Selasa, 19 Juni 2012

"Mana Kaus Kaki Saya?"

Seorang pemuda yang hendak menikah tiba-tiba merasa tidak percaya diri dan bermaksud untuk mengurungkan niatnya untuk menikah. Alasan yang disampaikan kepada orangtuanya adalah karena kakinya yang selalu bau. Apa jadinya jika nanti dia harus hidup serumah bersama sang istri dengan kakinya yang selalu bau, tentu kehidupan rumah tangganya akan terganggu dan tidak nyaman
.
Untunglah ayahnya tidak putus asa dan menasihati ayahnya bahwa cinta bukan hanya dilandaso oleh fisik, melainkan lebih dari itu adalah perhatian, kesungguhan, dan tanggung jawab.
Inilah yang juga diperlukan oleh sang istri kelak. Oleh karena itu, sang ayah menawarkan bagaimana jika sudah menikah nanti, anaknya selalu menggunakan kaus kaki di rumah, dengan alasan dingin dan takut kakinya lecet.
     "Wah usul yang baik" kata sang anak.

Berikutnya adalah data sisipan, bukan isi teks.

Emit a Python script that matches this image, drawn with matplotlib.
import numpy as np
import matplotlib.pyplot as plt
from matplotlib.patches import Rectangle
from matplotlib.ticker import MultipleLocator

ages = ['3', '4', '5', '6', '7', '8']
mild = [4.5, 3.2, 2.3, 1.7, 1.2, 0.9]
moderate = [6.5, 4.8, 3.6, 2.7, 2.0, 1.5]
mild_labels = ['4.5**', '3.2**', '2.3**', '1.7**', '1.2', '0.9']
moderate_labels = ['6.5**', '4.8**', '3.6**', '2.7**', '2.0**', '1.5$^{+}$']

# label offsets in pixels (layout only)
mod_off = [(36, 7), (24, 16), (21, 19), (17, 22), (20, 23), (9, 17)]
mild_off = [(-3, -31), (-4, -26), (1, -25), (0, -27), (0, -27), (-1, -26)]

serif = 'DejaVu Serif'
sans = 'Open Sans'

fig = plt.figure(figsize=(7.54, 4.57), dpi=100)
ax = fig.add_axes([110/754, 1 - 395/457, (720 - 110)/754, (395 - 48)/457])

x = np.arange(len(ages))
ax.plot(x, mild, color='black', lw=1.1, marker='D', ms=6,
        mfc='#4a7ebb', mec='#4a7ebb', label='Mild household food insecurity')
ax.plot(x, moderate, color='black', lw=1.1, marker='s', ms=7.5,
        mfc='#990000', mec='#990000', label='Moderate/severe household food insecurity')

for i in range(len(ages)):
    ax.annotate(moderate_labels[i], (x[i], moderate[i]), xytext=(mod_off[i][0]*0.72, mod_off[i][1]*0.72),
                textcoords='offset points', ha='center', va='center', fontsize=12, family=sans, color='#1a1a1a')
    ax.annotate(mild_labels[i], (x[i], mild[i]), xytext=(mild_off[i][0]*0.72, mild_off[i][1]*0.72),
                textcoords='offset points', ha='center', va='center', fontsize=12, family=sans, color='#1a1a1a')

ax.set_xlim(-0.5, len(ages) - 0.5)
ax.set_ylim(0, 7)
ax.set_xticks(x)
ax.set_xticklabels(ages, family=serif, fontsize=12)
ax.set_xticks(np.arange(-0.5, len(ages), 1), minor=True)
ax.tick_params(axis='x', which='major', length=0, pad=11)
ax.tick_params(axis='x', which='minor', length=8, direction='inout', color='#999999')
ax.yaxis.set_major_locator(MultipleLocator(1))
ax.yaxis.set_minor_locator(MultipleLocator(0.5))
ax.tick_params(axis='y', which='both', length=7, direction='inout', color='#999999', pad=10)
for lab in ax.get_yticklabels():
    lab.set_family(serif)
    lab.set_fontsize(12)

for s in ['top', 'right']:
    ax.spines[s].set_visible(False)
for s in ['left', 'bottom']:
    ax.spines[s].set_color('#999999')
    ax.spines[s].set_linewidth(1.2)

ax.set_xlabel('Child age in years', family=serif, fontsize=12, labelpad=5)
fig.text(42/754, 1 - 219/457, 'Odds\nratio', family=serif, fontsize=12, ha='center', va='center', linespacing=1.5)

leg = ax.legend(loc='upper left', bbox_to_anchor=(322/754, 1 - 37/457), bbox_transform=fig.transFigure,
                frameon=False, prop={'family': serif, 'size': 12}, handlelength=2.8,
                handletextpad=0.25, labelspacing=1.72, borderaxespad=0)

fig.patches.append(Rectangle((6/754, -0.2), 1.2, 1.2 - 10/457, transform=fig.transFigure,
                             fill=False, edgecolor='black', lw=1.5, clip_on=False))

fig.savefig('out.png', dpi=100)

Apalagi dia telah menerima inspirasi pernikahan yang menyangkut keseluruhan aspek dari ayahnya, sementara kaki bau adalah salah satu aspek penting.
Usulpun diterima dengan baik oleh si anak. Kini, rasa percaya dirinya untuk menikah bangkit kembali.

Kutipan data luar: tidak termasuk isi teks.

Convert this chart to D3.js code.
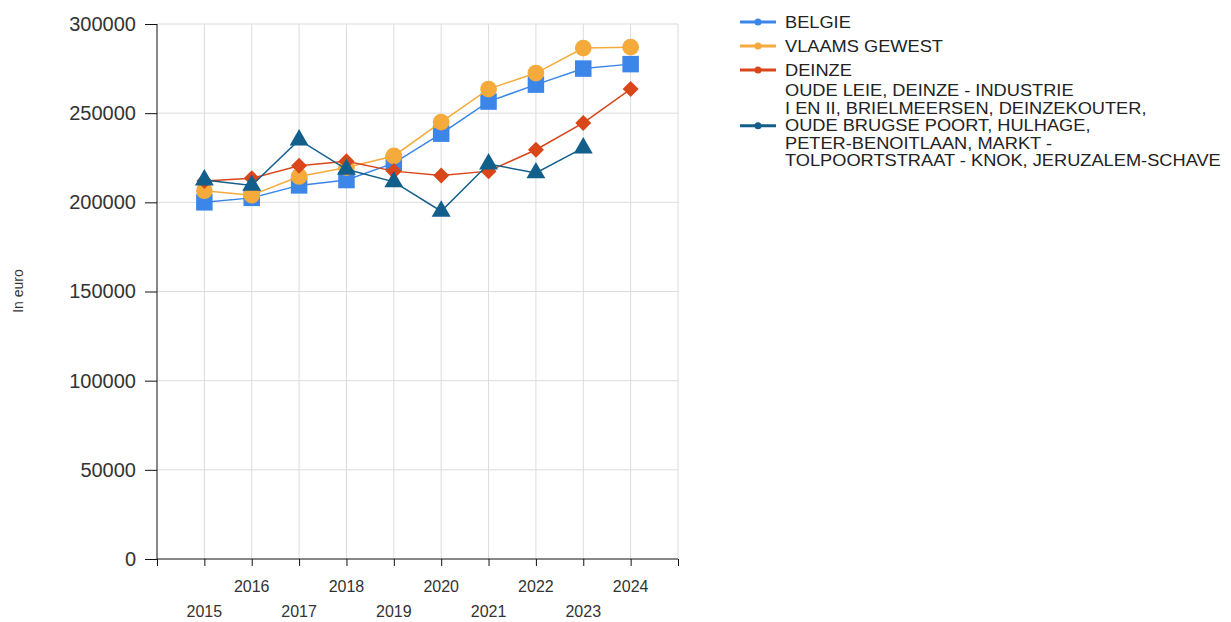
<!DOCTYPE html>
<html>
<head>
<meta charset="utf-8">
<script src="https://cdn.jsdelivr.net/npm/d3@7"></script>
<style>
    body { margin: 0; background: #fff; }
    svg { font-family: "Liberation Sans", Arial, sans-serif; }
    .grid line { stroke: #dcdcdc; stroke-width: 1; }
    .axis path, .axis line { stroke: #111; }
    .axis text { fill: #333; }
</style>
</head>
<body>
<svg id="chart" width="1231" height="622"></svg>
<script>
let years = [2015, 2016, 2017, 2018, 2019, 2020, 2021, 2022, 2023, 2024];
let yTicks = [0, 50000, 100000, 150000, 200000, 250000, 300000];

let belgie = [200000, 202500, 209500, 212500, 222000, 238500, 256500, 266000, 275000, 277500];
let vlaamsGewest = [206500, 204000, 214500, 219500, 226000, 245000, 263500, 272500, 286500, 287000];
let deinze = [212000, 213500, 220500, 223000, 217500, 215000, 217500, 229500, 244500, 263500];
let wijk = [212500, 209500, 235000, 218500, 211500, 195000, 221500, 216500, 230500, null];

let seriesNames = [
    ["BELGIE"],
    ["VLAAMS GEWEST"],
    ["DEINZE"],
    ["OUDE LEIE, DEINZE - INDUSTRIE", "I EN II, BRIELMEERSEN, DEINZEKOUTER,", "OUDE BRUGSE POORT, HULHAGE,", "PETER-BENOITLAAN, MARKT -", "TOLPOORTSTRAAT - KNOK, JERUZALEM-SCHAVE"],
];
let seriesValues = [belgie, vlaamsGewest, deinze, wijk];
let seriesColors = ["#3b86e8", "#f5aa3c", "#d9461a", "#135f8c"];
let seriesSymbols = ["square", "circle", "diamond", "triangle"];

let svg = d3.select("#chart");
let plotLeft = 157, plotRight = 678, plotTop = 24, plotBottom = 559;

// one extra step on either side of the years, like the original
let x = d3.scaleLinear().domain([-1, years.length]).range([plotLeft, plotRight]);
let y = d3.scaleLinear().domain([0, 300000]).range([plotBottom, plotTop]);

let grid = svg.append("g").attr("class", "grid");
grid.selectAll(".v")
    .data(d3.range(0, years.length + 1))
    .enter().append("line")
    .attr("x1", i => x(i)).attr("x2", i => x(i))
    .attr("y1", plotTop).attr("y2", plotBottom);
grid.selectAll(".h")
    .data(yTicks.filter(t => t > 0))
    .enter().append("line")
    .attr("x1", plotLeft).attr("x2", plotRight)
    .attr("y1", t => y(t)).attr("y2", t => y(t));

let yAxis = svg.append("g")
    .attr("class", "axis")
    .attr("transform", `translate(${plotLeft},0)`)
    .call(d3.axisLeft(y).tickValues(yTicks).tickFormat(d3.format("d")).tickSize(12).tickSizeOuter(0).tickPadding(9));
yAxis.selectAll("text").style("font-size", "20px");
yAxis.select(".domain").attr("d", `M0,${plotTop}V${plotBottom}`);

let xAxis = svg.append("g")
    .attr("class", "axis")
    .attr("transform", `translate(0,${plotBottom})`)
    .call(d3.axisBottom(x).tickValues(d3.range(-1, years.length + 1)).tickFormat("").tickSize(7).tickSizeOuter(0));
xAxis.select(".domain").attr("d", `M${plotLeft},0H${plotRight}`);

svg.append("g")
    .selectAll("text")
    .data(years)
    .enter().append("text")
    .attr("x", (d, i) => x(i))
    .attr("y", (d, i) => i % 2 == 1 ? 592 : 617)
    .attr("text-anchor", "middle")
    .style("font-size", "16px")
    .style("fill", "#333")
    .text(d => d);

svg.append("text")
    .attr("transform", "translate(23,291) rotate(-90)")
    .attr("text-anchor", "middle")
    .style("font-size", "14px")
    .style("fill", "#333")
    .text("In euro");

function symbolPath(kind) {
    if (kind == "square") return d3.symbol(d3.symbolSquare, 272)();
    if (kind == "circle") return d3.symbol(d3.symbolCircle, 220)();
    if (kind == "diamond") return d3.symbol(d3.symbolSquare, 128)();
    return d3.symbol(d3.symbolTriangle, 155)();
}

let line = d3.line()
    .defined(v => v !== null)
    .x((v, i) => x(i))
    .y(v => y(v));

seriesValues.forEach((values, s) => {
    let g = svg.append("g");
    g.append("path")
        .datum(values)
        .attr("d", line)
        .attr("fill", "none")
        .attr("stroke", seriesColors[s])
        .attr("stroke-width", 1.5);
    g.selectAll("path.marker")
        .data(values.map((v, i) => [i, v]).filter(p => p[1] !== null))
        .enter().append("path")
        .attr("class", "marker")
        .attr("d", symbolPath(seriesSymbols[s]))
        .attr("transform", p => `translate(${x(p[0])},${y(p[1])})` + (seriesSymbols[s] == "diamond" ? " rotate(45)" : ""))
        .attr("fill", seriesColors[s]);
});

// legend (text is a bit wider than Arial in the original, so stretch it)
let legend = svg.append("g");
let legendText = legend.append("g").attr("transform", "translate(785,0) scale(1.14,1)");
let lineHeight = 17.5, itemY = 10;
seriesNames.forEach((lines, s) => {
    let itemHeight = Math.max(24, lines.length * lineHeight);
    let cy = itemY + itemHeight / 2;
    legend.append("line")
        .attr("x1", 740).attr("x2", 776)
        .attr("y1", cy).attr("y2", cy)
        .attr("stroke", seriesColors[s])
        .attr("stroke-width", 3);
    legend.append("circle")
        .attr("cx", 758).attr("cy", cy).attr("r", 3.5)
        .attr("fill", seriesColors[s]);
    lines.forEach((t, k) => {
        legendText.append("text")
            .attr("x", 0)
            .attr("y", cy + (k - (lines.length - 1) / 2) * lineHeight)
            .attr("dy", "0.35em")
            .style("font-size", "16px")
            .style("fill", "#222")
            .text(t);
    });
    itemY += itemHeight;
});
</script>
</body>
</html>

     Ternyata, di tempat lain, calon istri si pemuda tadi juga mengeluh kepada ibunya. Sungguh suatu kebetulan yang luar biasa, ternyata ia juga berniat untuk membatalkan pernikahannya. Alasan yang disampaikan kepada ibunya adalah karena mulutnya yang selalu bau. Bahkan sangat bau melebihi bau mulut rata-rata orang lain. Hal itu dirasakan setiap bangun pagi.
     "Bagaimana sikap suamiku nanti? Tentu sirnalah kecantikan yang aku milikikarena bau mulutku ini" gumamnya. Adapun sang ibu, ketika mendengar keluhan putrinya menjadi panik, apalagi undangan pernikahan sudah disebar, apa jadinya jika pernikahan itu batal. Akhirnya perlahan-lahan sang ibu memberikan nasihat tentang hakikat pernikahan. Ibu yang bijak itu mengungkapkan bahwa sebuah ikatan perkawinan tidak sekedar berlandaskan hal-hal yang bersifat fisik semata, melainkan lebih dari it, di dalam sebuah pernikahan ada cinta yang menjadi salah satu faktor penopang penting sebuah perkawinan.

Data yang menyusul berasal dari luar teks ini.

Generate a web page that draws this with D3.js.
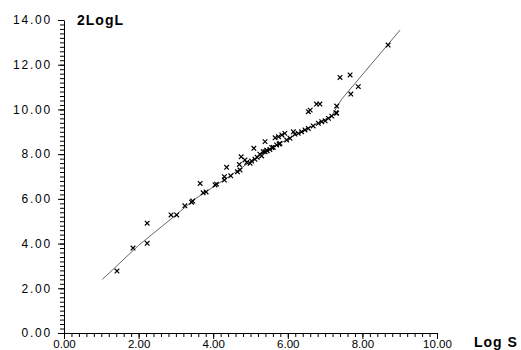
<!DOCTYPE html>
<html>
  <head>
    <script src="https://cdn.jsdelivr.net/npm/d3@7"></script>
    <style>
      body { margin: 0; background: #fff; }
      .tick text { font-family: "Liberation Sans", Arial, sans-serif; font-size: 11.5px; fill: #000; }
      .ylab .tick text { letter-spacing: 1.8px; font-size: 12px; }
      .axtitle { font-family: "Liberation Sans", Arial, sans-serif; font-weight: bold; font-size: 14px; letter-spacing: 1px; }
    </style>
  </head>
  <body>
    <script>
      // fitted curve (Log S, 2LogL)
      var lineX = [1.03, 2.0, 3.0, 3.5, 4.4, 5.25, 5.79, 6.5, 7.18, 7.44, 9.01];
      var lineY = [2.40, 3.92, 5.28, 5.98, 6.97, 7.96, 8.48, 9.12, 9.72, 10.45, 13.55];

      // observed points
      var ptX = [1.42, 1.85, 2.23, 2.23, 2.87, 3.02, 3.24, 3.42, 3.45, 3.65, 3.73, 3.81,
                 4.05, 4.09, 4.30, 4.30, 4.36, 4.47, 4.65, 4.72, 4.70, 4.75, 4.85, 4.90,
                 4.99, 5.03, 5.09, 5.12, 5.18, 5.25, 5.30, 5.39, 5.39, 5.45, 5.52, 5.61,
                 5.70, 5.75, 5.77, 5.34, 5.43, 5.57, 5.79, 5.97, 6.06, 5.66, 5.84, 5.92,
                 6.15, 6.19, 6.28, 6.37, 6.46, 6.55, 6.55, 6.60, 6.77, 6.86, 6.68, 6.82,
                 6.91, 7.00, 7.09, 7.18, 7.31, 7.31, 7.29, 7.40, 7.67, 7.89, 7.69, 8.69];
      var ptY = [2.77, 3.80, 4.91, 4.01, 5.28, 5.28, 5.69, 5.85, 5.90, 6.69, 6.27, 6.31,
                 6.62, 6.66, 6.84, 6.99, 7.41, 7.03, 7.21, 7.29, 7.54, 7.88, 7.74, 7.63,
                 7.59, 7.69, 8.26, 7.77, 7.86, 8.00, 7.92, 8.56, 8.11, 8.15, 8.21, 8.30,
                 8.41, 8.78, 8.45, 8.11, 8.18, 8.30, 8.48, 8.63, 8.71, 8.73, 8.86, 8.93,
                 9.00, 8.90, 8.93, 9.00, 9.08, 9.15, 9.90, 9.97, 10.24, 10.24, 9.26, 9.38,
                 9.45, 9.49, 9.60, 9.70, 9.83, 10.15, 9.85, 11.43, 11.54, 11.02, 10.69, 12.88];

      var xMajor = [0, 2, 4, 6, 8, 10];
      var yMajor = [0, 2, 4, 6, 8, 10, 12, 14];

      var width = 521, height = 350;
      var svg = d3.select("body").append("svg")
                  .attr("width", width)
                  .attr("height", height);

      var x = d3.scaleLinear().domain([0, 10]).range([64, 437]);
      var y = d3.scaleLinear().domain([0, 14]).range([333, 20]);

      // minor ticks every 0.2
      var xMinor = d3.range(0, 10.001, 0.2);
      var yMinor = d3.range(0, 14.001, 0.2);

      svg.append("g")
         .attr("transform", "translate(0,333)")
         .call(d3.axisBottom(x).tickValues(xMinor).tickSize(4).tickFormat(""))
         .call(g => g.select(".domain").remove());
      svg.append("g")
         .attr("transform", "translate(0,333)")
         .call(d3.axisBottom(x).tickValues(xMajor).tickSize(6).tickSizeOuter(0)
                 .tickPadding(1).tickFormat(d3.format(".2f")));

      svg.append("g")
         .attr("transform", "translate(64,0)")
         .call(d3.axisLeft(y).tickValues(yMinor).tickSize(4).tickFormat(""))
         .call(g => g.select(".domain").remove());
      svg.append("g")
         .attr("class", "ylab")
         .attr("transform", "translate(64,0)")
         .call(d3.axisLeft(y).tickValues(yMajor).tickSize(6).tickSizeOuter(0)
                 .tickPadding(6).tickFormat(d3.format(".2f")));

      svg.selectAll(".domain, .tick line").attr("stroke", "#000");

      // fitted line
      var line = d3.line()
                   .x(function(d, i) { return x(lineX[i]); })
                   .y(function(d, i) { return y(lineY[i]); });
      svg.append("path")
         .datum(lineX)
         .attr("d", line)
         .attr("fill", "none")
         .attr("stroke", "#666")
         .attr("stroke-width", 1);

      // x markers
      var s = 2.3;
      svg.selectAll(".pt")
         .data(ptX)
         .enter()
         .append("path")
         .attr("class", "pt")
         .attr("d", function(d, i) {
           var cx = x(d), cy = y(ptY[i]);
           return "M" + (cx - s) + "," + (cy - s) + "L" + (cx + s) + "," + (cy + s) +
                  "M" + (cx - s) + "," + (cy + s) + "L" + (cx + s) + "," + (cy - s);
         })
         .attr("stroke", "#000")
         .attr("stroke-width", 1.2);

      svg.append("text")
         .attr("class", "axtitle")
         .attr("x", 77)
         .attr("y", 25)
         .text("2LogL");
      svg.append("text")
         .attr("class", "axtitle")
         .attr("x", 474)
         .attr("y", 347)
         .text("Log S");
    </script>
  </body>
</html>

     Lalu sang ibupun menyarankan putrinya untuk selalu berkumur dengan obat kumur setelah bangun tidur setiap pagi. Akhirnya saran sang ibupun diterima baik oleh putrinya.
     Alahasil pernikahan dua sejoli itupun berjalan lancar. Akan tetapi kehidupan perkawinan yang diliputi usaha untuk menutupikelemahan diri itu rupanya tidak bertahan lama, seperti kata pepatah,
sepandai-pandainya kita menyimpan bangkai, akhirnya ketahuan juga. Hingga pada suatu pagi di bulan kelima pernikahan mereka, sang suami bangun karena kaget satu kaus kakinya terlepas dan perlahan-lahan mulai menyebar bau ke seluruh ruangan. Dia semakin panik untuk mencari satu kaus kakinya yang lepas tersebut, sementara istrinya masih tidur. Dia mulai merangkak ke bawah tempat tidur untuk mencari kaus kaki tersebut, namun kaus kakinya tidak ditemukan. Kemudian dia membalikan selimut dan sprei dengan panikan dan gelisah. Mendengar suara gaduh, sang istri bangun dan kaget hingga lupa "rumus" ibunya, dia berteriak, "Ya ampun apa-apaan ini Mas, pagi-pagi sudah sibuk dan berantakan sekali. Mas lagi nyari apa?" Mendengar protes istrinya  sang suami berteriak keras, "Ya ampun, kenapa kaus kaki saya kamu makan??" 

***

Tidak ada masalah yang terlalu besar untuk dihadapi, tidak ada langkah yang terlalu panjang untuk dijalani, dan tidak ada orang yang terlalu sulit untuk dihadapi ketika kita mampu menyikapi setiap peristiwa yang terjadi dengan hati yang jernih dan kepala dingin.